RHODE ISLAND: Rhode Island statute is based on Model Business Corporation Act. The statute permits derivative actions brought by shareholders and provides some limitation for voting trusts and shareholder agreements.

SOUTH CAROLINA: South Carolina statute is based on the Model Business Corporation Act. The statute provides detailed rules on shareholder meetings and voting, including voting trusts and voting by proxy.

SOUTH DAKOTA: South Dakota statute is based on the Model Business Corporation Act.

TENNESSEE: The statute contains special rules regarding derivative actions brought by shareholders.

TEXAS: The statute permits shareholder agreements, subject to a number of restrictions and provides detailed rules regarding shareholder meetings and voting, including voting trusts.

UTAH: Utah statute is based on the Model Business Corporation Act. The statute provides detailed rules regarding shareholder meetings and voting, including voting entitlement, voting trusts, voting agreements, and other shareholder agreements.

VERMONT: The statute does not provide preemptive rights to shareholders.
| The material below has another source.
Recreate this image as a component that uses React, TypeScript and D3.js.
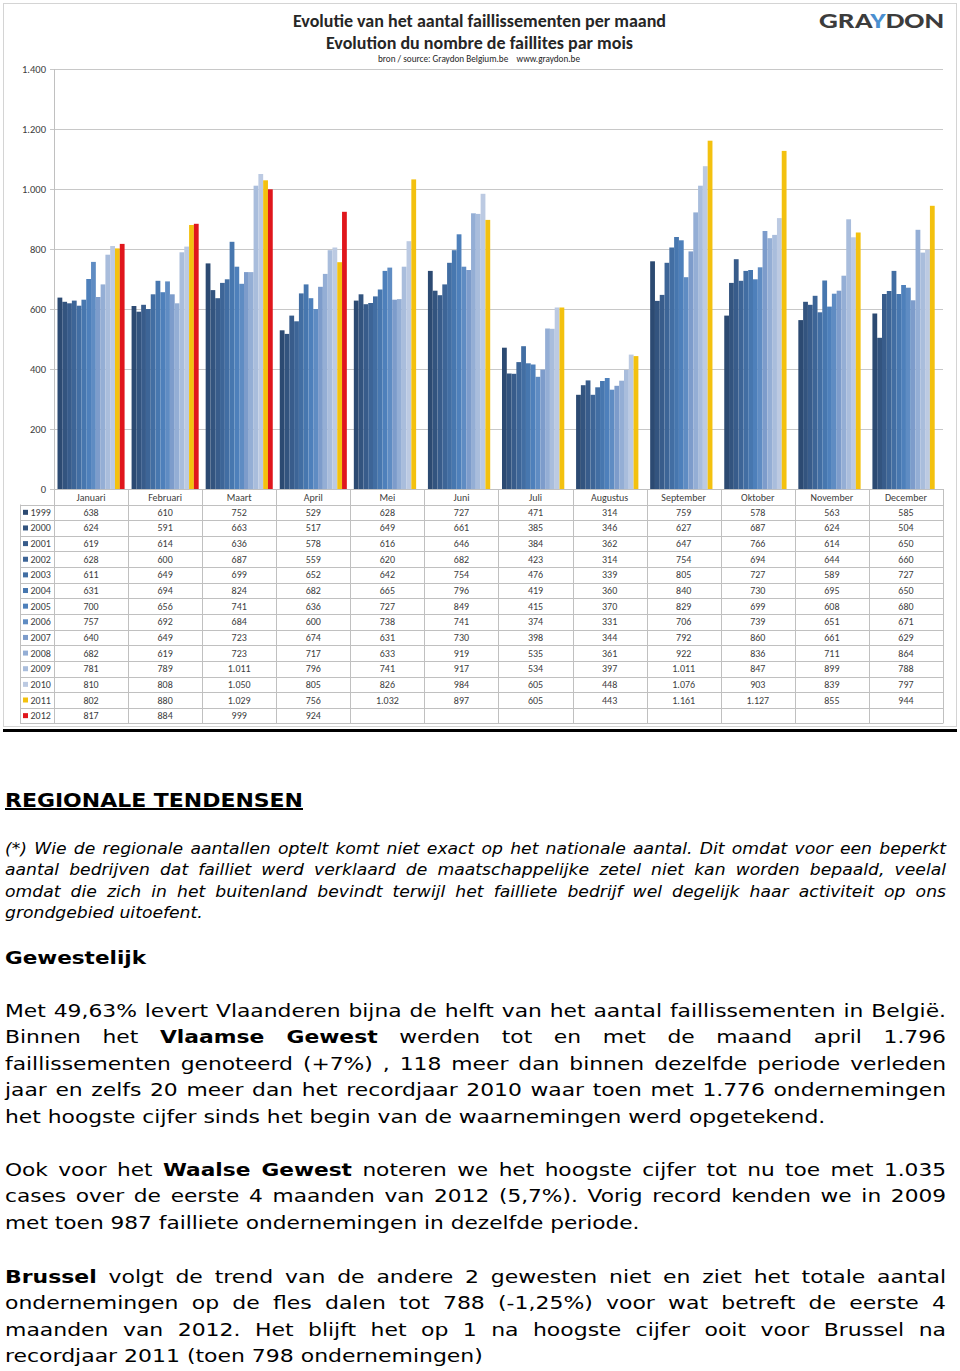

The statute provides specific rules regarding voting trusts and voting by proxy and permits derivative actions brought by shareholders.

VIRGINIA: Virginia statute is based partially on the Model Business Corporations Act. The statute provides preemptive rights to shareholder by default. Statute and permits derivative actions brought by shareholders.

WASHINGTON: Washington statute is based on the Model Business Corporations Act. The statute provides preemptive rights to shareholders by default.

WEST VIRGINIA: The West Virginia statute is based primarily on the Model Business Corporation Act. The statute provides detailed rules regarding shareholder meetings and voting, including voting trusts.

WISCONSIN: The statute does not provide preemptive rights to shareholders. Statute and provides detailed rules regarding shareholder meetings and voting, including voting by proxy and voting trusts.

WYOMING: Wyoming’s statute is based on the Model Business Corporations Act.